All units in an aircraft ignition system are controlled by an ignition switch. The type of switch used varies with the number of engines on the aircraft and the type of magnetos used. All switches, however, turn the system off and on in much the same manner. The ignition switch is different in at least one respect from all other types of switches: when the ignition switch is in the off position, a circuit is completed through the switch to ground. In other electrical switches, the off position normally breaks or opens the circuit.
The ignition switch has one terminal connected to the primary electrical circuit between the coil and the breaker contact points. The other terminal of the switch is connected to the aircraft ground structure.

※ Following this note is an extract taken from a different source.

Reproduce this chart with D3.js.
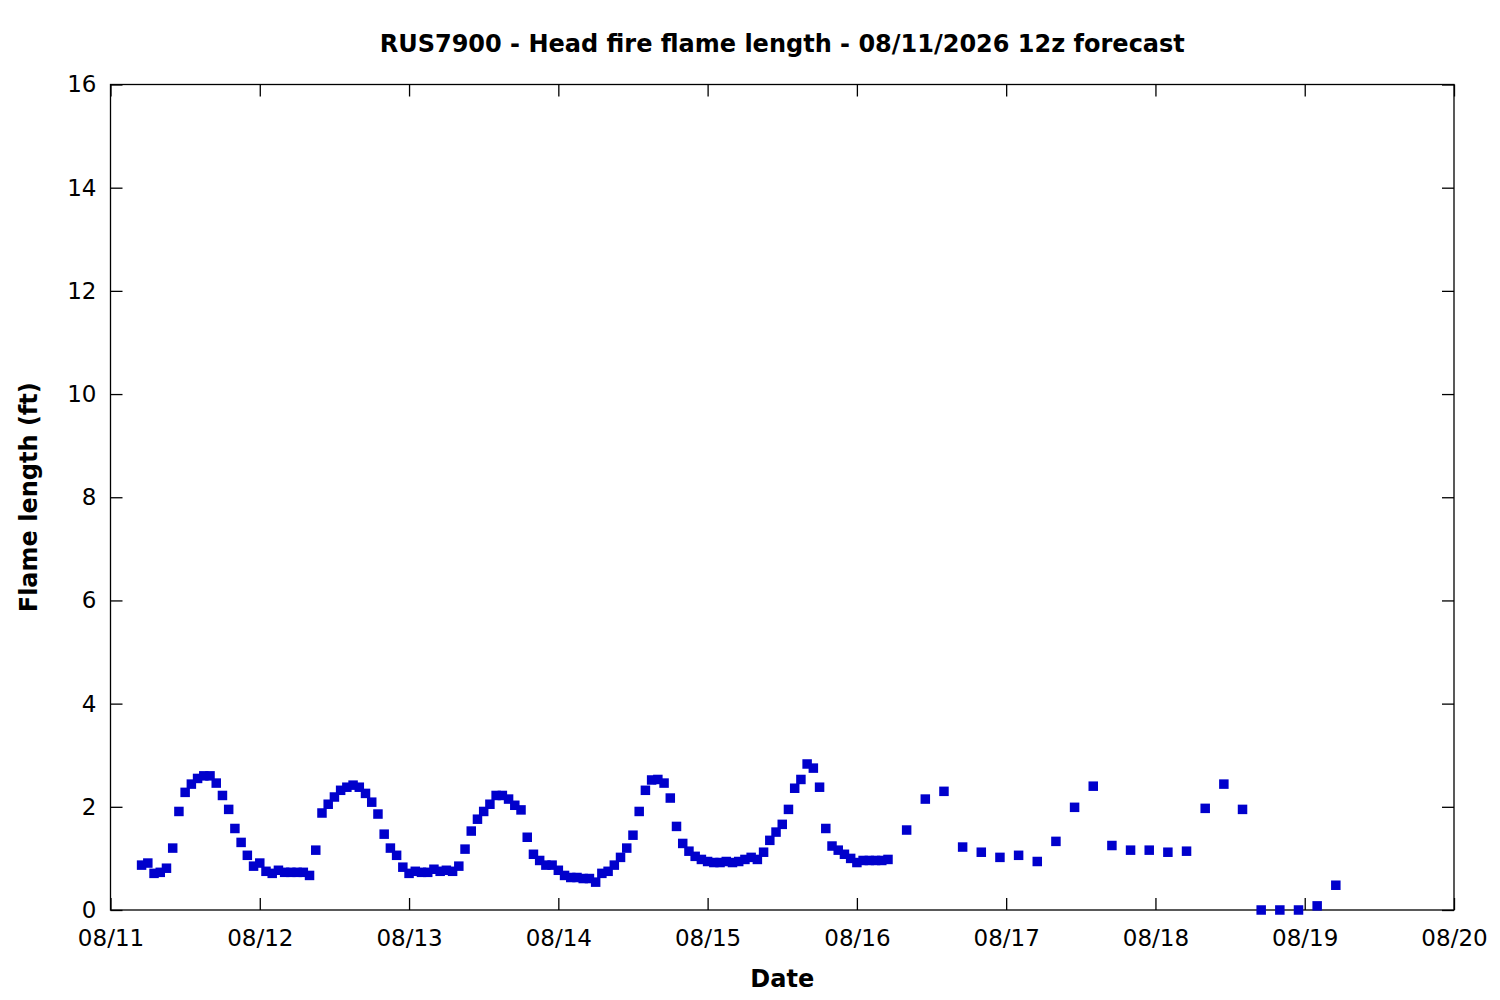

As shown in Figure 4-15, two ways to complete the primary circuit are:
- Through the closed breaker points to ground and
- Through the closed ignition switch to ground.
Figure 4-15 shows that the primary current is not interrupted when the breaker contacts open since there is still a path to ground through the closed, or off, ignition switch. Since primary current is not stopped when the contact points open, there can be no sudden collapse of the primary coil flux field and no high-voltage induced in the secondary coil to fire the spark plug.
As the magnet rotates past the electrical gap (E-gap) position, a gradual breakdown of the primary flux field occurs. But that breakdown occurs so slowly that the induced voltage is too low to fire the spark plug. Thus, when the ignition switch is in the off position with the switch closed, the contact points are as completely short-circuited as if they were removed from the circuit, and the magneto is inoperative.
When the ignition switch is placed in the on position switch open, the interruption of primary current and the rapid collapse of the primary coil flux field is once again controlled or triggered by the opening of the breaker contact points. [Figure 4-16] When the ignition switch is in the on position, the switch has absolutely no effect on the primary circuit.
The ignition/starter switch, or magneto switch, controls the magnetos on or off and can also connect the starter solenoid for turning the starter. When a starting vibrator, a box that emits pulsating direct current (DC), is used on the engine, the ignition/starter switch is used to control the vibrator and retard points. This system is explained in detail later in this chapter. Some ignition starter switches have a push to prime feature during the starting cycle. This system allows additional fuel to spray into the intake port of the cylinder during the starting cycle.